REQUIRED WORK:
Give back exactly the lines from the beginning of the listing below to the line holding "d’une radio-opacité sinusienne\\dans", both ends included; the pictures stay out.

GIVEN INFORMATION:
= = =
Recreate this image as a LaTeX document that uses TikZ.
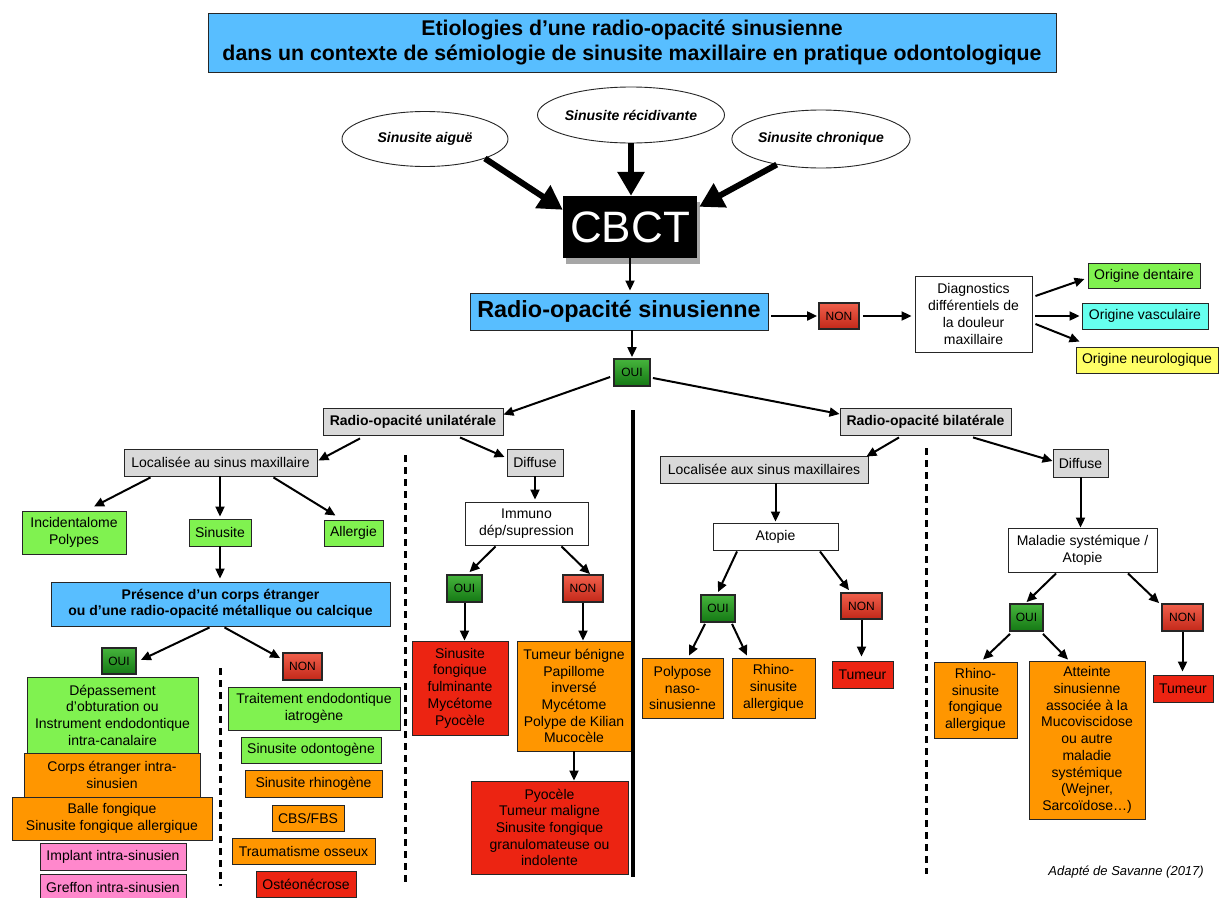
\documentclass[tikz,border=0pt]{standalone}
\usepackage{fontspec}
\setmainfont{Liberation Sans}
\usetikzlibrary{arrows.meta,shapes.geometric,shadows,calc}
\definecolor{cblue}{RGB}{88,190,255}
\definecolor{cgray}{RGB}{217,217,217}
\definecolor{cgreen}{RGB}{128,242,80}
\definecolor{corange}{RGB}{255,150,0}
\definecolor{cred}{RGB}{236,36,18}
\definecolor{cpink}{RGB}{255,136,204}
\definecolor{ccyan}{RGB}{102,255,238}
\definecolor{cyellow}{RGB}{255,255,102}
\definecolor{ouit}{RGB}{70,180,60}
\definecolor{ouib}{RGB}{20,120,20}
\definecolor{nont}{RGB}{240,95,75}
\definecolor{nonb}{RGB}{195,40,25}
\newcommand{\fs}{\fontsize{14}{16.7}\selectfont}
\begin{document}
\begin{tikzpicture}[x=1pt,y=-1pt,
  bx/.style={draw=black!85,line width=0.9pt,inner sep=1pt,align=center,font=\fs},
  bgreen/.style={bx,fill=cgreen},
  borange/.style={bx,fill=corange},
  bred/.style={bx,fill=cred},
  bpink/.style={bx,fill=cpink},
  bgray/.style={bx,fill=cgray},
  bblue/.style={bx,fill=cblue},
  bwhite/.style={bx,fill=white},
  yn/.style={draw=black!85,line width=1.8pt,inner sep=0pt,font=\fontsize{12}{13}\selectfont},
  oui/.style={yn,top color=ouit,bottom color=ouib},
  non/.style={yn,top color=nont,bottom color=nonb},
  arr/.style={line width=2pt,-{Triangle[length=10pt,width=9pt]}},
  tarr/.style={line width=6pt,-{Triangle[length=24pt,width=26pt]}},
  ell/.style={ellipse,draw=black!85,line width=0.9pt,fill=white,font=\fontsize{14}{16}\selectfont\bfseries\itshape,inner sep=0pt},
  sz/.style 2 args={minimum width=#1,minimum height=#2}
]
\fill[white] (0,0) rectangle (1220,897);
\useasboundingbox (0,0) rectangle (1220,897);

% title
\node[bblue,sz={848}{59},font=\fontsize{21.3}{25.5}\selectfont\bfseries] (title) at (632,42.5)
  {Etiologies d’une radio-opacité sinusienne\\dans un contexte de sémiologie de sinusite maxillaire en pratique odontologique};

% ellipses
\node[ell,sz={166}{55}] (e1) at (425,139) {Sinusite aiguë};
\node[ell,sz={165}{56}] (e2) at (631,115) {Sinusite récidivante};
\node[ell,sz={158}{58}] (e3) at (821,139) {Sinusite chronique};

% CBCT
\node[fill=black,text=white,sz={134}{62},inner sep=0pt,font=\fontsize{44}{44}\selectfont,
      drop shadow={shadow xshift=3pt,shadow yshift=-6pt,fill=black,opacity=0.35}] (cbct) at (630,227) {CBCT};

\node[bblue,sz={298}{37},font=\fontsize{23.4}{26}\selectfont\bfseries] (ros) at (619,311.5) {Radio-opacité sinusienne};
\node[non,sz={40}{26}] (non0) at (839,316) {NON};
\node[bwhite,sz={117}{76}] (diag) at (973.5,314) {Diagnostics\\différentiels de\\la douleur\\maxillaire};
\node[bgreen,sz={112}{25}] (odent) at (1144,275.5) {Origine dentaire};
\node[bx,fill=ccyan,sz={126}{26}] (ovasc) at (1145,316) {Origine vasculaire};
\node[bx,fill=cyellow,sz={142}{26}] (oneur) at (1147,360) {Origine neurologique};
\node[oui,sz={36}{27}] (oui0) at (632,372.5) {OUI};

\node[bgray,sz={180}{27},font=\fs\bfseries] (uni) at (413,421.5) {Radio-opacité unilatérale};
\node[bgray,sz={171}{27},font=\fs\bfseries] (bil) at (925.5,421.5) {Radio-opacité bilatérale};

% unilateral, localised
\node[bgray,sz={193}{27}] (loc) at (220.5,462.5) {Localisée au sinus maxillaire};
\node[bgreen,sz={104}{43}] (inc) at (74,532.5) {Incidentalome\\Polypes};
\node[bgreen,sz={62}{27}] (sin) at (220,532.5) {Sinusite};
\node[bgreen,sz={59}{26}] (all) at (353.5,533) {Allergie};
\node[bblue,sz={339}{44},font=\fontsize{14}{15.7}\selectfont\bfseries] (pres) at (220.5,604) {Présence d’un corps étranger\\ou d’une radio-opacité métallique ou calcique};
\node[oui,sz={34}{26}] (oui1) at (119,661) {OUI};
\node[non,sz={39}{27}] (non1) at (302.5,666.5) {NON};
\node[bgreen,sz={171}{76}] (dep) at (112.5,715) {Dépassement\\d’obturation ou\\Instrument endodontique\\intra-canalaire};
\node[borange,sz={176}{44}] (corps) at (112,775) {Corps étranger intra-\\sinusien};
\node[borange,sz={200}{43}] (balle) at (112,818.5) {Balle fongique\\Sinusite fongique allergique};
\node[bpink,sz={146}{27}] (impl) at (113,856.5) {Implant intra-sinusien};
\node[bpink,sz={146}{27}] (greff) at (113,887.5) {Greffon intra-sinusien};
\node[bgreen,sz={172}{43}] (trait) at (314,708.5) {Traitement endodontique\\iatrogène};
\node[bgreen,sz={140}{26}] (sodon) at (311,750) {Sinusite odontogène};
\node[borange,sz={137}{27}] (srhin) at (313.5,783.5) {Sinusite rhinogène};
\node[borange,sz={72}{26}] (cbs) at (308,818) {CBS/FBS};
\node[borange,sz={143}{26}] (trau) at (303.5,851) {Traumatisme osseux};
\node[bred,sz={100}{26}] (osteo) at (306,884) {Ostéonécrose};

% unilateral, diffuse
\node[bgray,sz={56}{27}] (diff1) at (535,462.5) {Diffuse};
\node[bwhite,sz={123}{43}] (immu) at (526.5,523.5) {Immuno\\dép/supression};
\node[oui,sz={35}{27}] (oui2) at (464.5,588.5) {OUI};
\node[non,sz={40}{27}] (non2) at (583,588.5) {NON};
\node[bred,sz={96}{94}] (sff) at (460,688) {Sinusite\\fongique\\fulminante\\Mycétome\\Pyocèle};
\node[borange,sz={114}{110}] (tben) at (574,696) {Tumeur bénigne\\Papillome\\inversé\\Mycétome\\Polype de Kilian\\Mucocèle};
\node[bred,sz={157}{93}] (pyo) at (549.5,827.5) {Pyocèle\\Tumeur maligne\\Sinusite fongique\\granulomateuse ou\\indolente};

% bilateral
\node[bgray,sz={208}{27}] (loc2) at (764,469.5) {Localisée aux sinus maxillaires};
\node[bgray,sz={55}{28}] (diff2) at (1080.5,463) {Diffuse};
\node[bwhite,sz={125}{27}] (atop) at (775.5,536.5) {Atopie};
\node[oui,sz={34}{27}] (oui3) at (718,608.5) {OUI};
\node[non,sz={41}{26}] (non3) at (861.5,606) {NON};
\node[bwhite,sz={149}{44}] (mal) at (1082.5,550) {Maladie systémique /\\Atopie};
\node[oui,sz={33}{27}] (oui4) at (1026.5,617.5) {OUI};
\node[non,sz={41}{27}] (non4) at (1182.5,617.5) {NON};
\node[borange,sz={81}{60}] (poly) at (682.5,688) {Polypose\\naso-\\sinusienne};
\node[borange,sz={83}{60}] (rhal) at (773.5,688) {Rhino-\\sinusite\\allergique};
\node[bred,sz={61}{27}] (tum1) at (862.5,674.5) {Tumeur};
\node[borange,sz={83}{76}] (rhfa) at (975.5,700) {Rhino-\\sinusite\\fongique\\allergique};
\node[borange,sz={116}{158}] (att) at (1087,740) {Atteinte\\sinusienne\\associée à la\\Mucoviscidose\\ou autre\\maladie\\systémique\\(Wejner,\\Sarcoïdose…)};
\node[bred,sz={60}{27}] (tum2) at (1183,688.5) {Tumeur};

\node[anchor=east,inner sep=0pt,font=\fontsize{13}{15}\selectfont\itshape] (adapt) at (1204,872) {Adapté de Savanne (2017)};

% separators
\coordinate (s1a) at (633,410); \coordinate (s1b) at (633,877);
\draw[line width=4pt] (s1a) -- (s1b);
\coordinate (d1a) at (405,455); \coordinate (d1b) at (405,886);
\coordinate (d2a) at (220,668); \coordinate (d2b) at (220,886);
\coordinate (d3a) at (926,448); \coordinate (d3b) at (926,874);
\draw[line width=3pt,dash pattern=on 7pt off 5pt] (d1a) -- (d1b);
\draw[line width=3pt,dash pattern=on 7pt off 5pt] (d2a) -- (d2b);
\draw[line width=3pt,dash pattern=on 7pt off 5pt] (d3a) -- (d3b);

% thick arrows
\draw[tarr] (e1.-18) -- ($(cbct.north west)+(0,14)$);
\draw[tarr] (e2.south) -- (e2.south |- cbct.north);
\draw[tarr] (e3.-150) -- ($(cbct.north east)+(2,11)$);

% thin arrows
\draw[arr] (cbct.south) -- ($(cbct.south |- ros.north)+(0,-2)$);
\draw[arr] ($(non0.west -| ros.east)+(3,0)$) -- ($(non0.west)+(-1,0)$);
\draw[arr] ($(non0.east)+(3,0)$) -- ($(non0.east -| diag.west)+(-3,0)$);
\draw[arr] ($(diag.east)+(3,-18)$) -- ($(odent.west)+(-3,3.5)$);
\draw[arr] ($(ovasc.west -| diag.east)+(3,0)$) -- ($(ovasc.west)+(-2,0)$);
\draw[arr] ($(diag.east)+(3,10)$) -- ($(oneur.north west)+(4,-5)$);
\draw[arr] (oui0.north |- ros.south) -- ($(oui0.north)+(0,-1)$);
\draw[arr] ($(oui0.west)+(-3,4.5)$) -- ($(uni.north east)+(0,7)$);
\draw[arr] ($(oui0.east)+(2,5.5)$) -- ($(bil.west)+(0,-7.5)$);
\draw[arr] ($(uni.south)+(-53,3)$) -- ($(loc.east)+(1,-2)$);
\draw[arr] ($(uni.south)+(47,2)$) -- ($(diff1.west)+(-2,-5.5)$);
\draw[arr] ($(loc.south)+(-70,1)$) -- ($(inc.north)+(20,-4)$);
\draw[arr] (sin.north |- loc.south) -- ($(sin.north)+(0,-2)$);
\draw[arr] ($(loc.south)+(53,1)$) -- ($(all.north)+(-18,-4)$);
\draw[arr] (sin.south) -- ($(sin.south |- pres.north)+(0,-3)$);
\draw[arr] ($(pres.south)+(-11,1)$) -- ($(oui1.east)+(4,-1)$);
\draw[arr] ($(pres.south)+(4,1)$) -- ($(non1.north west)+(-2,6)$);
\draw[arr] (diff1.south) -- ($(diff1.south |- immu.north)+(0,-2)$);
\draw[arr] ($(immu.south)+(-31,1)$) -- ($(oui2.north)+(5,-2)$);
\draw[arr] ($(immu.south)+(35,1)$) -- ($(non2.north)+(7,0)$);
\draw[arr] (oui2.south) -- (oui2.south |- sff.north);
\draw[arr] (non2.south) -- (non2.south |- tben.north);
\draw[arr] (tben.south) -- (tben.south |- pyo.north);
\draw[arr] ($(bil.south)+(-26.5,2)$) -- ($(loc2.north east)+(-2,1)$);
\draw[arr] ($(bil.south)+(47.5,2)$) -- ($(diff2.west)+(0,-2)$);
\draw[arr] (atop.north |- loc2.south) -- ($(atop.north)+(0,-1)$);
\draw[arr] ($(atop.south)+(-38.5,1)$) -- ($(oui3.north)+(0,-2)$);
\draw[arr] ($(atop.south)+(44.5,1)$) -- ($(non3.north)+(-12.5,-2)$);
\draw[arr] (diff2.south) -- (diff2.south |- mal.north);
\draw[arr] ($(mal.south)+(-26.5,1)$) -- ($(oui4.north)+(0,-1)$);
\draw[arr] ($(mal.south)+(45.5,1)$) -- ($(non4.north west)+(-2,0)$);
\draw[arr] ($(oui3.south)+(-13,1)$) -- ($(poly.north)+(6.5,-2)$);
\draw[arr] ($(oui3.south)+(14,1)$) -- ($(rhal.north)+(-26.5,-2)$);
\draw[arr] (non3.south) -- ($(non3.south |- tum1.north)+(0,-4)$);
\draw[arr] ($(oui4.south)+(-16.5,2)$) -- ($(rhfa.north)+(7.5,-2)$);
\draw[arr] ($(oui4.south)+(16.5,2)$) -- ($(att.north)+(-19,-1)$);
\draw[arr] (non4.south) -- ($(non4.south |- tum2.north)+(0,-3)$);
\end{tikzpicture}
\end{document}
= = =
WRITTEN SOLUTION:
Recreate this image as a LaTeX document that uses TikZ.
\documentclass[tikz,border=0pt]{standalone}
\usepackage{fontspec}
\setmainfont{Liberation Sans}
\usetikzlibrary{arrows.meta,shapes.geometric,shadows,calc}
\definecolor{cblue}{RGB}{88,190,255}
\definecolor{cgray}{RGB}{217,217,217}
\definecolor{cgreen}{RGB}{128,242,80}
\definecolor{corange}{RGB}{255,150,0}
\definecolor{cred}{RGB}{236,36,18}
\definecolor{cpink}{RGB}{255,136,204}
\definecolor{ccyan}{RGB}{102,255,238}
\definecolor{cyellow}{RGB}{255,255,102}
\definecolor{ouit}{RGB}{70,180,60}
\definecolor{ouib}{RGB}{20,120,20}
\definecolor{nont}{RGB}{240,95,75}
\definecolor{nonb}{RGB}{195,40,25}
\newcommand{\fs}{\fontsize{14}{16.7}\selectfont}
\begin{document}
\begin{tikzpicture}[x=1pt,y=-1pt,
  bx/.style={draw=black!85,line width=0.9pt,inner sep=1pt,align=center,font=\fs},
  bgreen/.style={bx,fill=cgreen},
  borange/.style={bx,fill=corange},
  bred/.style={bx,fill=cred},
  bpink/.style={bx,fill=cpink},
  bgray/.style={bx,fill=cgray},
  bblue/.style={bx,fill=cblue},
  bwhite/.style={bx,fill=white},
  yn/.style={draw=black!85,line width=1.8pt,inner sep=0pt,font=\fontsize{12}{13}\selectfont},
  oui/.style={yn,top color=ouit,bottom color=ouib},
  non/.style={yn,top color=nont,bottom color=nonb},
  arr/.style={line width=2pt,-{Triangle[length=10pt,width=9pt]}},
  tarr/.style={line width=6pt,-{Triangle[length=24pt,width=26pt]}},
  ell/.style={ellipse,draw=black!85,line width=0.9pt,fill=white,font=\fontsize{14}{16}\selectfont\bfseries\itshape,inner sep=0pt},
  sz/.style 2 args={minimum width=#1,minimum height=#2}
]
\fill[white] (0,0) rectangle (1220,897);
\useasboundingbox (0,0) rectangle (1220,897);

% title
\node[bblue,sz={848}{59},font=\fontsize{21.3}{25.5}\selectfont\bfseries] (title) at (632,42.5)
  {Etiologies d’une radio-opacité sinusienne\\dans un contexte de sémiologie de sinusite maxillaire en pratique odontologique};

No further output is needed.